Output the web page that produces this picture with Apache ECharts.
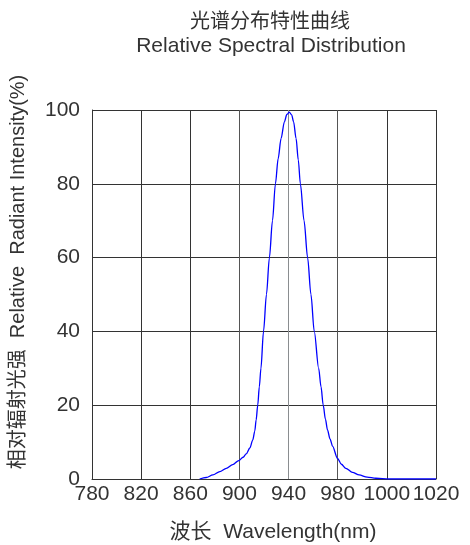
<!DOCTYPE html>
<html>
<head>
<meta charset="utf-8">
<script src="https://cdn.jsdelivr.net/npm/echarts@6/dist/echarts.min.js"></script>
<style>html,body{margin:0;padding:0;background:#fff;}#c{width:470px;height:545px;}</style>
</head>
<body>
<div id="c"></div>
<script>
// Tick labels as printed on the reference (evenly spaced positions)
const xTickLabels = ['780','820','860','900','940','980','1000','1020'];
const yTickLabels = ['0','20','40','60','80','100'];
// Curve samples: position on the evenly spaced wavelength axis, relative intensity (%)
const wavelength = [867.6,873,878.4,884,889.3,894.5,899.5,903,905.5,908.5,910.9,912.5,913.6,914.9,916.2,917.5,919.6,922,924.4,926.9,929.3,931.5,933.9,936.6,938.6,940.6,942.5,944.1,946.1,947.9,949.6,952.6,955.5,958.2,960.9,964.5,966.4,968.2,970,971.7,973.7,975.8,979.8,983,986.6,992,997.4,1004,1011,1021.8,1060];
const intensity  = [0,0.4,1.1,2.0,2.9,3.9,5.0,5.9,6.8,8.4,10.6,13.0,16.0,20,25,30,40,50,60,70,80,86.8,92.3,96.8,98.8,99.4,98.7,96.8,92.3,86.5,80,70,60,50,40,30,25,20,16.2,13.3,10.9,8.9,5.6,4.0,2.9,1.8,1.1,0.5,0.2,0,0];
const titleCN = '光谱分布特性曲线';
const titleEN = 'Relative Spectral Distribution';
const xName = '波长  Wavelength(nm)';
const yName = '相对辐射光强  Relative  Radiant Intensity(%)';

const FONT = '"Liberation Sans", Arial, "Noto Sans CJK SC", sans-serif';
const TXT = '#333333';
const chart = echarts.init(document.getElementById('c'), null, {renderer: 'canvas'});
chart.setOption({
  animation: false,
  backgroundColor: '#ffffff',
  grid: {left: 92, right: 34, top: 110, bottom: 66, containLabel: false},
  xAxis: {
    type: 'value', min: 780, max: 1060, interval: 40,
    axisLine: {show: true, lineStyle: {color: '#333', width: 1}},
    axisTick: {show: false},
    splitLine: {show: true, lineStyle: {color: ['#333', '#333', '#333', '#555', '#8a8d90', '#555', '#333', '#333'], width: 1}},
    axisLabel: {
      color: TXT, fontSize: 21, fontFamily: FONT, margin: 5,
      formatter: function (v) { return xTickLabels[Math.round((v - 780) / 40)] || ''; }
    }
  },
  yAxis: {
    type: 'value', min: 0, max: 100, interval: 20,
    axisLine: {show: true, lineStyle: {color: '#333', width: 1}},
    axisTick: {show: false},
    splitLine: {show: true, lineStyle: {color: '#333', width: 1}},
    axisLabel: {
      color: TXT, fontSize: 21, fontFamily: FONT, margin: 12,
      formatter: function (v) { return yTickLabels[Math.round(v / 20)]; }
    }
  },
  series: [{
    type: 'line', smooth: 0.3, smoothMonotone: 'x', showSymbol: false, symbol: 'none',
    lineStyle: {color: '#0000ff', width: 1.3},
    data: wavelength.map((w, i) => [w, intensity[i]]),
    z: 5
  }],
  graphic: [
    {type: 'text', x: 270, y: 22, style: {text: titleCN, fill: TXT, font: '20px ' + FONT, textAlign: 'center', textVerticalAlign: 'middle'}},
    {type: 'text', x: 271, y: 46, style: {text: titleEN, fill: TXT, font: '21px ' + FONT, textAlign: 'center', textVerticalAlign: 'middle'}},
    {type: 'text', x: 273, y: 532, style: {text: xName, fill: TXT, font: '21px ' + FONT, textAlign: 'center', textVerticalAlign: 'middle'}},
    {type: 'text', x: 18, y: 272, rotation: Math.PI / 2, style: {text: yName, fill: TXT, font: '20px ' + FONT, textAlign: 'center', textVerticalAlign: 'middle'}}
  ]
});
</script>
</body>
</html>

:: Set task ::
Using the data above, write out every line exactly, leaving the images behind.

:: Written response ::
Output the web page that produces this picture with Apache ECharts.
<!DOCTYPE html>
<html>
<head>
<meta charset="utf-8">
<script src="https://cdn.jsdelivr.net/npm/echarts@6/dist/echarts.min.js"></script>
<style>html,body{margin:0;padding:0;background:#fff;}#c{width:470px;height:545px;}</style>
</head>
<body>
<div id="c"></div>
<script>
// Tick labels as printed on the reference (evenly spaced positions)
const xTickLabels = ['780','820','860','900','940','980','1000','1020'];
const yTickLabels = ['0','20','40','60','80','100'];
// Curve samples: position on the evenly spaced wavelength axis, relative intensity (%)
const wavelength = [867.6,873,878.4,884,889.3,894.5,899.5,903,905.5,908.5,910.9,912.5,913.6,914.9,916.2,917.5,919.6,922,924.4,926.9,929.3,931.5,933.9,936.6,938.6,940.6,942.5,944.1,946.1,947.9,949.6,952.6,955.5,958.2,960.9,964.5,966.4,968.2,970,971.7,973.7,975.8,979.8,983,986.6,992,997.4,1004,1011,1021.8,1060];
const intensity  = [0,0.4,1.1,2.0,2.9,3.9,5.0,5.9,6.8,8.4,10.6,13.0,16.0,20,25,30,40,50,60,70,80,86.8,92.3,96.8,98.8,99.4,98.7,96.8,92.3,86.5,80,70,60,50,40,30,25,20,16.2,13.3,10.9,8.9,5.6,4.0,2.9,1.8,1.1,0.5,0.2,0,0];
const titleCN = '光谱分布特性曲线';
const titleEN = 'Relative Spectral Distribution';
const xName = '波长  Wavelength(nm)';
const yName = '相对辐射光强  Relative  Radiant Intensity(%)';

const FONT = '"Liberation Sans", Arial, "Noto Sans CJK SC", sans-serif';
const TXT = '#333333';
const chart = echarts.init(document.getElementById('c'), null, {renderer: 'canvas'});
chart.setOption({
  animation: false,
  backgroundColor: '#ffffff',
  grid: {left: 92, right: 34, top: 110, bottom: 66, containLabel: false},
  xAxis: {
    type: 'value', min: 780, max: 1060, interval: 40,
    axisLine: {show: true, lineStyle: {color: '#333', width: 1}},
    axisTick: {show: false},
    splitLine: {show: true, lineStyle: {color: ['#333', '#333', '#333', '#555', '#8a8d90', '#555', '#333', '#333'], width: 1}},
    axisLabel: {
      color: TXT, fontSize: 21, fontFamily: FONT, margin: 5,
      formatter: function (v) { return xTickLabels[Math.round((v - 780) / 40)] || ''; }
    }
  },
  yAxis: {
    type: 'value', min: 0, max: 100, interval: 20,
    axisLine: {show: true, lineStyle: {color: '#333', width: 1}},
    axisTick: {show: false},
    splitLine: {show: true, lineStyle: {color: '#333', width: 1}},
    axisLabel: {
      color: TXT, fontSize: 21, fontFamily: FONT, margin: 12,
      formatter: function (v) { return yTickLabels[Math.round(v / 20)]; }
    }
  },
  series: [{
    type: 'line', smooth: 0.3, smoothMonotone: 'x', showSymbol: false, symbol: 'none',
    lineStyle: {color: '#0000ff', width: 1.3},
    data: wavelength.map((w, i) => [w, intensity[i]]),
    z: 5
  }],
  graphic: [
    {type: 'text', x: 270, y: 22, style: {text: titleCN, fill: TXT, font: '20px ' + FONT, textAlign: 'center', textVerticalAlign: 'middle'}},
    {type: 'text', x: 271, y: 46, style: {text: titleEN, fill: TXT, font: '21px ' + FONT, textAlign: 'center', textVerticalAlign: 'middle'}},
    {type: 'text', x: 273, y: 532, style: {text: xName, fill: TXT, font: '21px ' + FONT, textAlign: 'center', textVerticalAlign: 'middle'}},
    {type: 'text', x: 18, y: 272, rotation: Math.PI / 2, style: {text: yName, fill: TXT, font: '20px ' + FONT, textAlign: 'center', textVerticalAlign: 'middle'}}
  ]
});
</script>
</body>
</html>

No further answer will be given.